We are in a weird — but frequently exhilarating — position where the gospel is scandalous even to Christians.

So many of our brothers and sisters want the compartmentalized spirituality (putting in their religious time on Sunday mornings), the six steps to such-and-such messages, and the superficiality of apathy towards real community, that missional thinking and living, gospel-saturated and Jesus-centered messages, and the demands of relational intimacy freak them out. This stuff is a foreign language to them, and I see it constantly in the so-called “Christian South,” where “everyone” is a Christian, “everyone” goes to church.

Once upon a time, reading on a Nashville church shopper’s blog, I noticed a commenter urging her to look for a church that focused on Jesus. Her reply was, “I’ve already found Jesus.”

This is the default mode of Bible Belt Christianity. I’ve got my ticket punched, just give me the show now. I need a dynamic speaker on Sunday mornings, a rockin’ band on the stage, a full service childcare facility, a big youth group, a coffee bar near the sanctuary, etc. I’ve got Jesus already; give me something that matters to me now, something “relevant,” something applicable.

And there is a never-ending appetite for this stuff because this stuff doesn’t fix or fulfill anything. Seven steps to conquering conflict in your marriage won’t eradicate conflict. So there’s always demand for seven more steps next time around.

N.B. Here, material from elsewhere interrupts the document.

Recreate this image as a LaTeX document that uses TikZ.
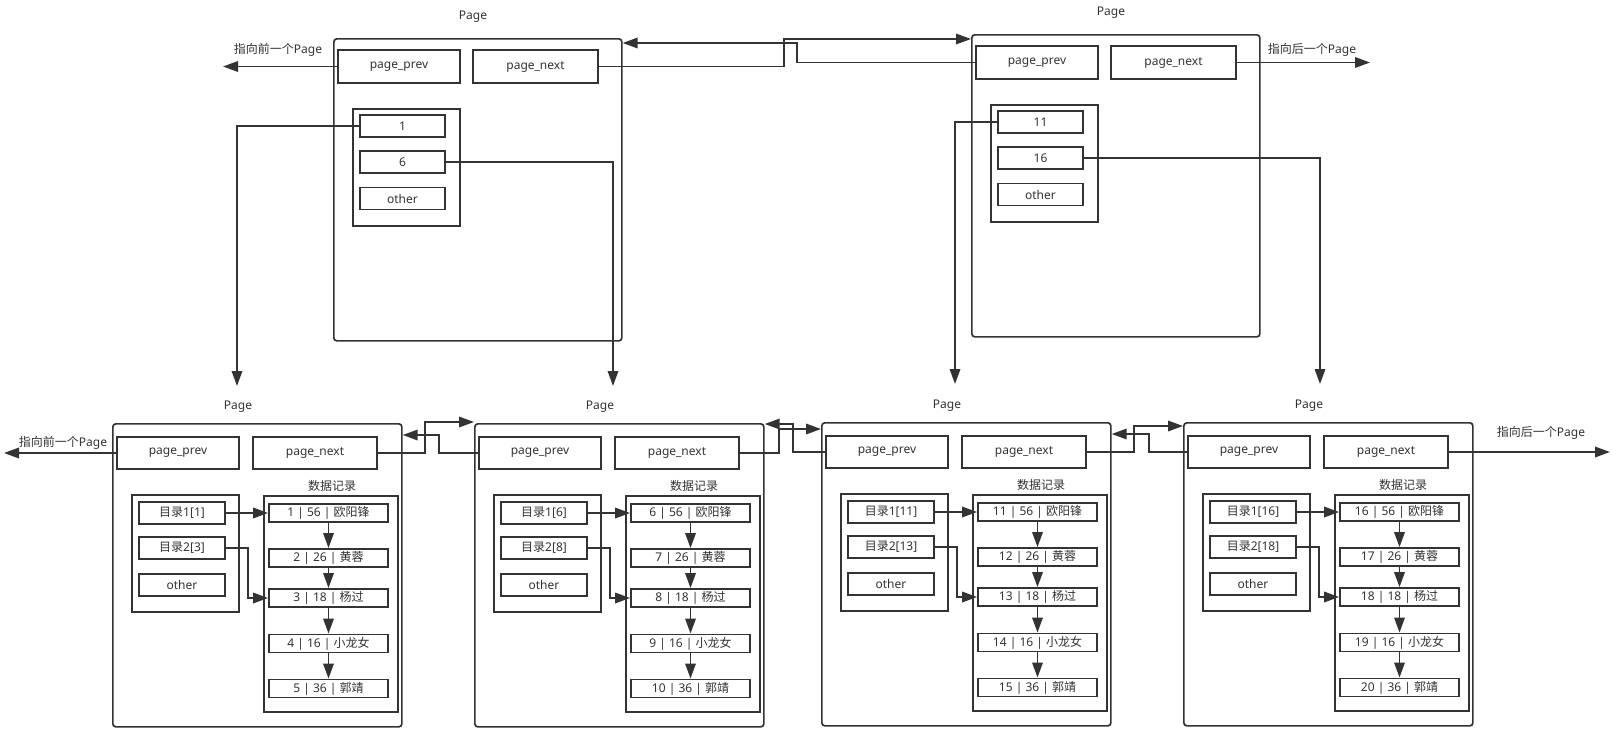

What I find especially ironic about the churches catering to gospel-unawakened Christians is that they claim they exist for the unchurched. They are the ones actually reaching lost people, they say. The data does not support this, of course. The number of megachurches has increased; the number of Christians has decreased. This does not compute. And when folks like Sally Morgenthaler start looking at the research, what they find is that the attractional machine, which purports to be for the lost and unchurched, basically just ends up attracting Christians from smaller or less “exciting” churches.